Jesús habla de su glorificación, que para Juan significa su muerte en Cruz, que es al mismo tiempo su victoria. Su victoria ¿sobre qué? Es la victoria del amor sobre el pecado y la muerte. La cruz de Cristo es el mayor acto de amor que se ha dado en la historia, es el amor con el que Dios nos ha amado, el que nos ha dado en Cristo, y es el amor con el que debemos amarnos entre nosotros. Es un amor nada romántico o sentimental; es un amor esforzado y difícil: el amor como disposición a dar la vida por los hermanos, y, por tanto, a pagar un precio de sufrimiento por ellos, como Jesús ha hecho por nosotros.
Es un amor encarnado, concreto, que se traduce en acciones cotidianas, la mayoría menudas, pero que exigen perseverancia y fidelidad. Es un amor que necesitamos alimentar con esos medios instituidos por Dios, por la Iglesia, como la oración y el ayuno, la participación en la Eucaristía, la recepción del perdón…

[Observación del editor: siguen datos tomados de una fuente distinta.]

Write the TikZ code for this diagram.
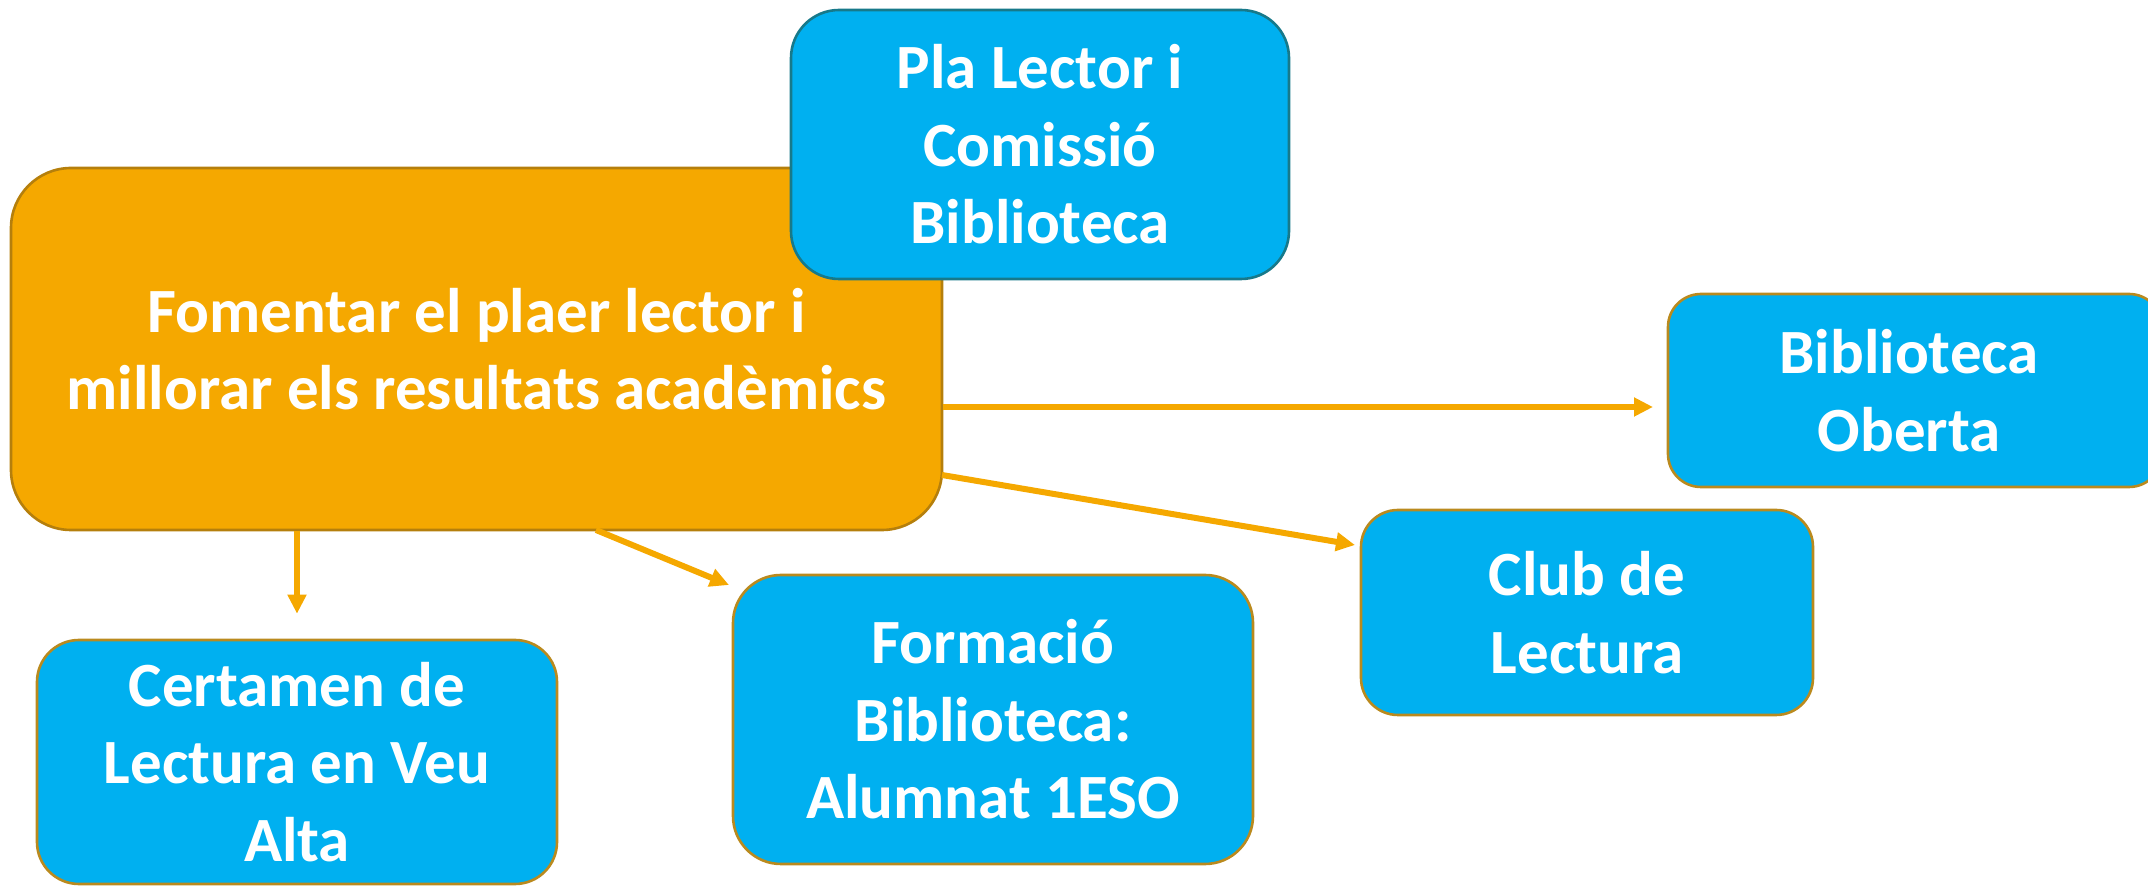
\documentclass[tikz,border=0pt]{standalone}
\usepackage{fontspec}
\setmainfont{Carlito}
\usetikzlibrary{arrows.meta,calc}
\definecolor{orfill}{HTML}{F5A800}
\definecolor{ordraw}{HTML}{B57F0C}
\definecolor{blfill}{HTML}{00B0F0}
\definecolor{tealdraw}{HTML}{17798A}
\definecolor{brdraw}{HTML}{BA8A1E}
\begin{document}
\begin{tikzpicture}[x=0.5pt,y=-0.5pt,
  box/.style={draw, line width=1.3pt, align=center, text=white, inner sep=0pt,
    font=\fontsize{31.5}{38.8}\selectfont\bfseries},
  mainbox/.style={box, fill=orfill, draw=ordraw},
  bluebox/.style={box, fill=blfill, draw=brdraw},
  arr/.style={draw=orfill, line width=3pt, -{Triangle[length=9.5pt,width=9pt]}}
]
\useasboundingbox (0,0) rectangle (2148,886);
\node[mainbox, rounded corners=30pt, minimum width=465.5pt, minimum height=181pt]
  (main) at (476.5,349) {Fomentar el plaer lector i\\millorar els resultats acadèmics};
\node[bluebox, draw=tealdraw, rounded corners=24pt, minimum width=249pt, minimum height=134.5pt]
  (pla) at (1040,144.5) {Pla Lector i\\Comissió\\Biblioteca};
\node[bluebox, rounded corners=16.5pt, minimum width=247pt, minimum height=96.5pt]
  (bo) at (1915,390.5) {};
\node[white, font=\fontsize{31.5}{38.8}\selectfont\bfseries, align=center] (botext) at (1909,390.5) {Biblioteca\\Oberta};
\node[bluebox, rounded corners=18.5pt, minimum width=226pt, minimum height=102.5pt]
  (club) at (1587,612.5) {Club de\\Lectura};
\node[bluebox, rounded corners=24pt, minimum width=260pt, minimum height=144.5pt]
  (form) at (993,719.5) {Formació\\Biblioteca:\\Alumnat 1ESO};
\node[bluebox, rounded corners=21pt, minimum width=260pt, minimum height=122pt]
  (cert) at (297,762) {Certamen de\\Lectura en Veu\\Alta};
\coordinate (s2) at (596,530);
\coordinate (t2) at (729,585);
\coordinate (t3) at (1653,407);
\coordinate (s4) at (942,475);
\coordinate (t4) at (1355,545);
\draw[arr, shorten >=12.5pt] (main.south -| cert.north) -- (cert.north);
\draw[arr] (s2) -- (t2);
\draw[arr] (main.east |- t3) -- (t3);
\draw[arr] (s4) -- (t4);
\end{tikzpicture}
\end{document}
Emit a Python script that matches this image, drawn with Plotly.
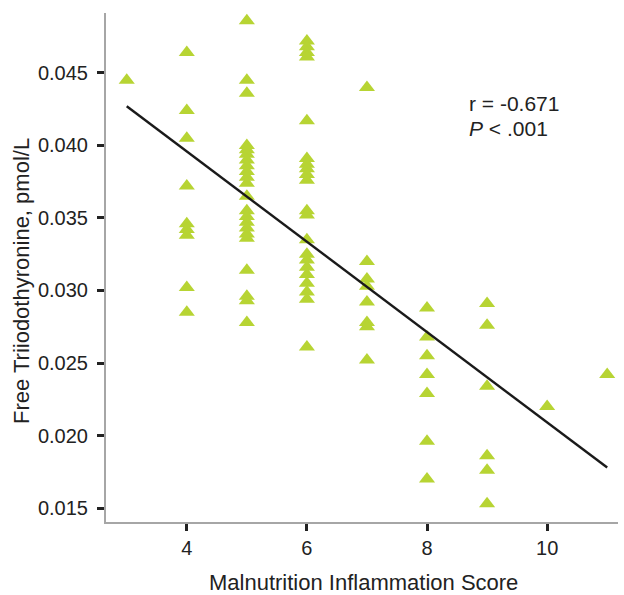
import plotly.graph_objects as go

# ---- data ----
mis_3 = [0.0445]
mis_4 = [0.0464, 0.0424, 0.0405, 0.0372, 0.0346, 0.0342, 0.0338, 0.0302, 0.0285]
mis_5 = [0.0486, 0.0445, 0.0436, 0.0400, 0.0397, 0.0394, 0.0390, 0.0386, 0.0382,
         0.0378, 0.0374, 0.0365, 0.0355, 0.0351, 0.0347, 0.0343, 0.0339, 0.0336,
         0.0314, 0.0296, 0.0293, 0.0278]
mis_6 = [0.0472, 0.0468, 0.0464, 0.0461, 0.0417, 0.0391, 0.0387, 0.0384, 0.0380,
         0.0376, 0.0355, 0.0352, 0.0335, 0.0325, 0.0321, 0.0316, 0.0311, 0.0305,
         0.0299, 0.0294, 0.0261]
mis_7 = [0.0440, 0.0320, 0.0308, 0.0303, 0.0292, 0.0278, 0.0275, 0.0252]
mis_8 = [0.0288, 0.0268, 0.0255, 0.0242, 0.0229, 0.0196, 0.0170]
mis_9 = [0.0291, 0.0276, 0.0234, 0.0186, 0.0176, 0.0153]
mis_10 = [0.0220]
mis_11 = [0.0242]

groups = {3: mis_3, 4: mis_4, 5: mis_5, 6: mis_6, 7: mis_7,
          8: mis_8, 9: mis_9, 10: mis_10, 11: mis_11}

fit_x = [3, 11]
fit_y = [0.0427, 0.0178]

x_ticks = [4, 6, 8, 10]
y_ticks = [0.015, 0.020, 0.025, 0.030, 0.035, 0.040, 0.045]
y_tick_labels = ["0.015", "0.020", "0.025", "0.030", "0.035", "0.040", "0.045"]

stat_r = "r = -0.671"
stat_p = "<i>P</i> < .001"
x_title = "Malnutrition Inflammation Score"
y_title = "Free Triiodothyronine, pmol/L"

xs, ys = [], []
for k, vals in groups.items():
    xs += [k] * len(vals)
    ys += vals

FONT = "Liberation Sans, Arial, sans-serif"

fig = go.Figure()
fig.add_trace(go.Scatter(
    x=xs, y=ys, mode="markers",
    marker=dict(symbol="triangle-up", size=14, color="#b7d433", line=dict(width=0)),
    showlegend=False,
))
fig.add_trace(go.Scatter(
    x=fit_x, y=fit_y, mode="lines",
    line=dict(color="#1a1a1a", width=2.4),
    showlegend=False,
))

fig.update_layout(
    width=624, height=595,
    margin=dict(l=106, r=6, t=13, b=73),
    plot_bgcolor="white", paper_bgcolor="white",
    font=dict(family=FONT, size=20, color="#222"),
    xaxis=dict(
        range=[2.655, 11.18], tickvals=x_ticks,
        showgrid=False, zeroline=False,
        showline=True, linecolor="#a6a6a6", linewidth=2,
        ticks="outside", ticklen=7, tickwidth=2.5, tickcolor="#222",
        tickfont=dict(size=20, family=FONT, color="#222"),
    ),
    yaxis=dict(
        range=[0.01404, 0.04913], tickvals=y_ticks, ticktext=y_tick_labels,
        showgrid=False, zeroline=False,
        showline=True, linecolor="#a6a6a6", linewidth=2,
        ticks="outside", ticklen=7, tickwidth=2.5, tickcolor="#222",
        tickfont=dict(size=20, family=FONT, color="#222"),
        ticklabelstandoff=5,
    ),
    annotations=[
        dict(text=stat_r, x=8.666, y=0.04286, xref="x", yref="y",
             xanchor="left", yanchor="middle", showarrow=False,
             font=dict(size=21, family=FONT, color="#222")),
        dict(text=stat_p, x=8.666, y=0.04120, xref="x", yref="y",
             xanchor="left", yanchor="middle", showarrow=False,
             font=dict(size=21, family=FONT, color="#222")),
        dict(text=x_title, x=0.503, y=-0.1198, xref="paper", yref="paper",
             xanchor="center", yanchor="middle", showarrow=False,
             font=dict(size=22, family=FONT, color="#222")),
        dict(text=y_title, x=-0.164, y=0.4735, xref="paper", yref="paper",
             xanchor="center", yanchor="middle", showarrow=False, textangle=-90,
             font=dict(size=22, family=FONT, color="#222")),
    ],
)

fig.write_html("out.html")
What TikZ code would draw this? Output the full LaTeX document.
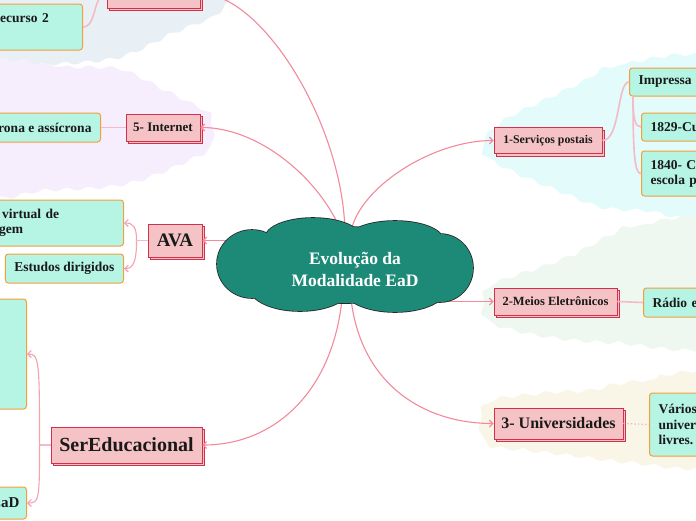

Puede sonar muy gris, incluso poco atractivo, pero es el modo real en el que vamos haciendo presente en este viejo mundo el cielo nuevo y la tierra nueva, la nueva Jerusalén, el cielo que baja a la tierra, que ha bajado en la encarnación del Verbo, y se ha quedado entre nosotros por la muerte y la Resurrección de Cristo. La perseverancia nos ayuda a ir construyendo ese Reino de Dios en la tierra entre lágrimas, luto, dolor y muerte; pero anticipando ya en esperanza por las obras perseverantes del amor ese estado definitivo en que ya no habrá muerte, luto, llanto y dolor, porque todos ellos han sido vencidos por Cristo, que habita en medio de su pueblo, y al que hacemos visible y damos a conocer comportándonos como discípulos suyos, amándonos unos a otros.